I have been spending some time thinking about how to process pcap files ranging from a several Gigabytes to Petabytes in size. While tools such as Wireshark do some pretty fantastic analysis, they do not scale well. I quickly started thinking about some of the massive data processing architectures such as the Hadoop framework! I believe there may be a lot of potential in doing covert channel analysis of massive amounts of traffic by taking this type of approach This could be useful in analyzing past traffic when new exploits and covert channels are discovered.
When I was researching tools that attempt to accomplish this (favoring anything on the free side), I came across a tool called xtractor. However, this tool is limited to sizes up to only one Gigabyte. While I feel like they were on the right track, I was not sure about the limited flexibility of their web interface/CouchDB approach. I see a lot of potential in tailoring the HDFS/MapReduce/Hive projects to accommodate some really interesting calculations on enormous amounts of data in a distributed/clustered environment. While this will by no means provide real-time results, it will allow for historical data to be scanned for new threats much quicker than most processes that are currently in place.

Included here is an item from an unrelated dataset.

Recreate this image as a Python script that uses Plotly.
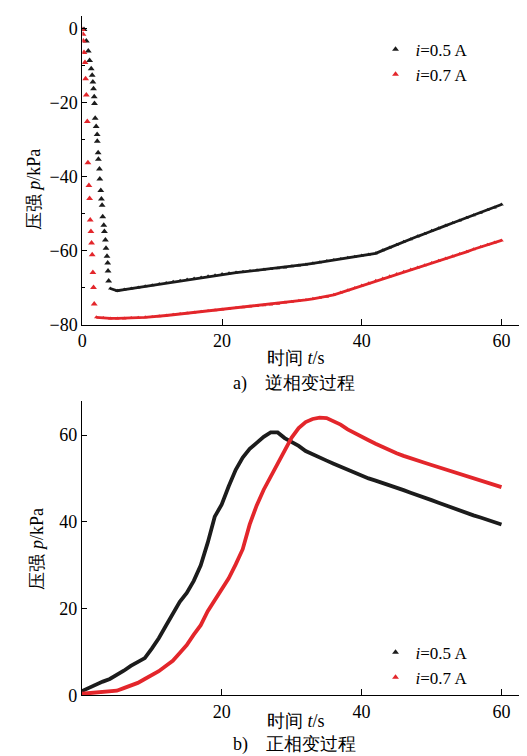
import plotly.graph_objects as go

# ---------------- data: a) reverse transformation ----------------
# fast drop phase (discrete points)
a_drop_t_05 = [0.24, 0.57, 0.85, 1.04, 1.27, 1.41, 1.51, 1.60, 1.70, 1.74, 1.84, 1.98, 2.12, 2.14,
               2.26, 2.30, 2.45, 2.50, 2.64, 2.73, 2.83, 2.92, 3.07, 3.16, 3.30, 3.39, 3.53, 3.63,
               3.68, 3.77]
a_drop_p_05 = [-0.2, -3.3, -6.0, -8.6, -10.8, -12.6, -14.4, -16.2, -18.4, -20.2, -24.2, -26.4, -28.6,
               -30.4, -33.5, -35.3, -37.9, -40.6, -43.7, -46.0, -47.7, -50.8, -53.1, -54.8, -57.1,
               -59.3, -61.5, -63.3, -65.5, -68.2]
a_drop_t_07 = [0.0, 0.09, 0.14, 0.24, 0.38, 0.47, 0.57, 0.71, 0.80, 0.94, 1.04, 1.13, 1.23, 1.32,
               1.41, 1.51, 1.60, 1.70]
a_drop_p_07 = [-0.2, -1.5, -3.3, -6.4, -9.1, -13.5, -17.9, -25.1, -36.2, -42.4, -45.9, -51.7, -54.8,
               -57.9, -61.1, -65.9, -69.9, -74.4]

# slow phase
a_t_05 = [4] + list(range(5, 61))
a_p_05 = [-70.2, -70.8, -70.5, -70.2, -69.9, -69.6, -69.3, -69.0, -68.7, -68.4, -68.1, -67.8, -67.5,
          -67.2, -66.9, -66.6, -66.3, -66.1, -65.9, -65.7, -65.5, -65.3, -65.1, -64.9, -64.7, -64.5,
          -64.2, -64.0, -63.7, -63.4, -63.1, -62.8, -62.5, -62.2, -61.9, -61.6, -61.3, -61.0, -60.7,
          -59.9, -59.1, -58.4, -57.6, -56.9, -56.1, -55.4, -54.6, -53.9, -53.2, -52.5, -51.8, -51.1,
          -50.4, -49.7, -49.0, -48.3, -47.5]
a_t_07 = list(range(2, 61))
a_p_07 = [-78.0, -78.2, -78.3, -78.3, -78.3, -78.2, -78.1, -78.0, -77.9, -77.7, -77.5, -77.3, -77.1,
          -76.9, -76.7, -76.5, -76.3, -76.1, -75.9, -75.7, -75.5, -75.3, -75.1, -74.9, -74.7, -74.5,
          -74.3, -74.0, -73.8, -73.5, -73.3, -73.0, -72.7, -72.4, -71.9, -71.3, -70.7, -70.1, -69.4,
          -68.8, -68.1, -67.5, -66.9, -66.3, -65.7, -65.1, -64.5, -63.9, -63.3, -62.7, -62.1, -61.5,
          -60.9, -60.3, -59.6, -59.0, -58.4, -57.8, -57.2]

# ---------------- data: b) forward transformation ----------------
b_t = list(range(0, 61))
b_p_05 = [1.0, 1.8, 2.6, 3.2, 3.8, 4.7, 5.7, 6.8, 7.6, 8.6, 10.8, 13.2, 16.0, 18.8, 21.6, 23.6, 26.4,
          30.0, 35.2, 41.2, 44.0, 48.2, 52.0, 54.8, 56.8, 58.2, 59.6, 60.6, 60.6, 59.3, 58.5, 57.5,
          56.3, 55.5, 54.8, 54.1, 53.4, 52.7, 51.9, 51.2, 50.6, 50.0, 49.5, 49.0, 48.4, 47.9, 47.3,
          46.7, 46.2, 45.6, 45.0, 44.4, 43.8, 43.1, 42.6, 42.0, 41.5, 41.0, 40.4, 39.9, 39.4]
b_p_07 = [0.4, 0.5, 0.6, 0.7, 0.9, 1.1, 1.7, 2.3, 2.9, 3.8, 4.7, 5.6, 6.8, 8.0, 9.8, 11.6, 14.0, 16.2,
          19.4, 22.0, 24.7, 27.0, 30.2, 33.7, 39.4, 43.8, 47.4, 50.5, 53.5, 56.5, 59.4, 61.6, 63.0,
          63.7, 64.0, 63.9, 63.2, 62.4, 61.3, 60.4, 59.6, 58.8, 58.0, 57.2, 56.4, 55.8, 55.2, 54.6,
          54.1, 53.6, 53.1, 52.6, 52.1, 51.6, 51.1, 50.6, 50.0, 49.5, 49.0, 48.5, 48.0]

series_names = ["<i>i</i>=0.5 A", "<i>i</i>=0.7 A"]
colors = ["#1c1c1c", "#e3262b"]

x_ticks_a = [0, 20, 40, 60]
y_ticks_a = [0, -20, -40, -60, -80]
y_minor_a = [-10, -30, -50, -70]
x_ticks_b = [20, 40, 60]
y_ticks_b = [0, 20, 40, 60]

SERIF = "Liberation Serif"
W, H = 527, 756

fig = go.Figure()

# top chart: drop phase carries the legend entries
for tt, pp, c, nm in [(a_drop_t_05, a_drop_p_05, colors[0], series_names[0]),
                      (a_drop_t_07, a_drop_p_07, colors[1], series_names[1])]:
    fig.add_trace(go.Scatter(x=tt, y=pp, mode="markers", xaxis="x", yaxis="y", name=nm,
                             showlegend=True, legend="legend",
                             marker=dict(symbol="triangle-up", size=6, color=c)))
for tt, pp, c in [(a_t_05, a_p_05, colors[0]), (a_t_07, a_p_07, colors[1])]:
    fig.add_trace(go.Scatter(x=tt, y=pp, mode="lines+markers", xaxis="x", yaxis="y", showlegend=False,
                             line=dict(color=c, width=2.8),
                             marker=dict(symbol="triangle-up", size=4, color=c)))

# bottom chart
for pp, c in [(b_p_05, colors[0]), (b_p_07, colors[1])]:
    fig.add_trace(go.Scatter(x=b_t, y=pp, mode="lines", xaxis="x2", yaxis="y2", showlegend=False,
                             line=dict(color=c, width=3.8)))
# bottom legend entries (legend-only symbols)
for c, nm in zip(colors, series_names):
    fig.add_trace(go.Scatter(x=[None], y=[None], mode="markers", xaxis="x2", yaxis="y2", name=nm,
                             showlegend=True, legend="legend2",
                             marker=dict(symbol="triangle-up", size=6, color=c)))

def py(px):
    return 1 - px / H

def axis_common():
    return dict(showline=True, linecolor="black", linewidth=1, showgrid=False, zeroline=False,
                ticks="inside", tickcolor="black",
                tickfont=dict(family=SERIF, size=18, color="black"))

legend_common = dict(xanchor="left", yanchor="top", bgcolor="rgba(0,0,0,0)", borderwidth=0,
                     font=dict(family=SERIF, size=17, color="black"), itemwidth=30,
                     tracegroupgap=0, traceorder="normal")

fig.update_layout(
    width=W, height=H, margin=dict(l=0, r=0, t=0, b=0),
    paper_bgcolor="white", plot_bgcolor="white",
    xaxis=dict(domain=[70 / W, 520 / W], anchor="y", range=[0, 63.8], tickvals=x_ticks_a,
               ticklen=6, **axis_common()),
    yaxis=dict(domain=[py(321), py(8)], anchor="x", range=[-80, 3.47], tickvals=y_ticks_a,
               ticklen=5, minor=dict(tickvals=y_minor_a, ticks="inside", ticklen=3, tickcolor="black"),
               **axis_common()),
    xaxis2=dict(domain=[69.5 / W, 520 / W], anchor="y2", range=[0, 63.8], tickvals=x_ticks_b,
                ticklen=6, **axis_common()),
    yaxis2=dict(domain=[py(696.7), py(398)], anchor="x2", range=[0, 67.9], tickvals=y_ticks_b,
                ticklen=5, **axis_common()),
    legend=dict(x=366 / W, y=py(24), **legend_common),
    legend2=dict(x=366 / W, y=py(635), **legend_common),
)

ann = []
def add_text(text, x, y, size=18, angle=0, xanchor="center", color="black"):
    ann.append(dict(text=text, x=x / W, y=py(y), xref="paper", yref="paper", showarrow=False,
                    xanchor=xanchor, yanchor="middle", textangle=angle,
                    font=dict(family=SERIF, size=size, color=color)))

add_text("时间 <i>t</i>/s", 286, 355)
add_text("a)    逆相变过程", 284, 381)
add_text("压强 <i>p</i>/kPa", 21, 184, angle=-90)
add_text("时间 <i>t</i>/s", 286, 723)
add_text("b)    正相变过程", 284, 746)
add_text("压强 <i>p</i>/kPa", 24, 548, angle=-90)

fig.update_layout(annotations=ann)
fig.write_html("out.html")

One trick that must be dealt with involves how to appropriately split pcap files for efficiency in HDFS/MapReduce. Pcap files are not formatted in a way that a large file may be easily broken down into several pieces (although the new PcapNg format under development should help!). One idea I thought was interesting would be to extract data from packets at various sensors, inserting necessary information into an HBase table (perhaps organizing by flows, etc). HBase could then be used as the input into the MapReduce queries at a later time.
Really, I think there are many possible ways of combining the different Hadoop technologies into a structure that allows for much more powerful (and cheap) packet processing. Has anyone run into any other projects that successfully accomplish this?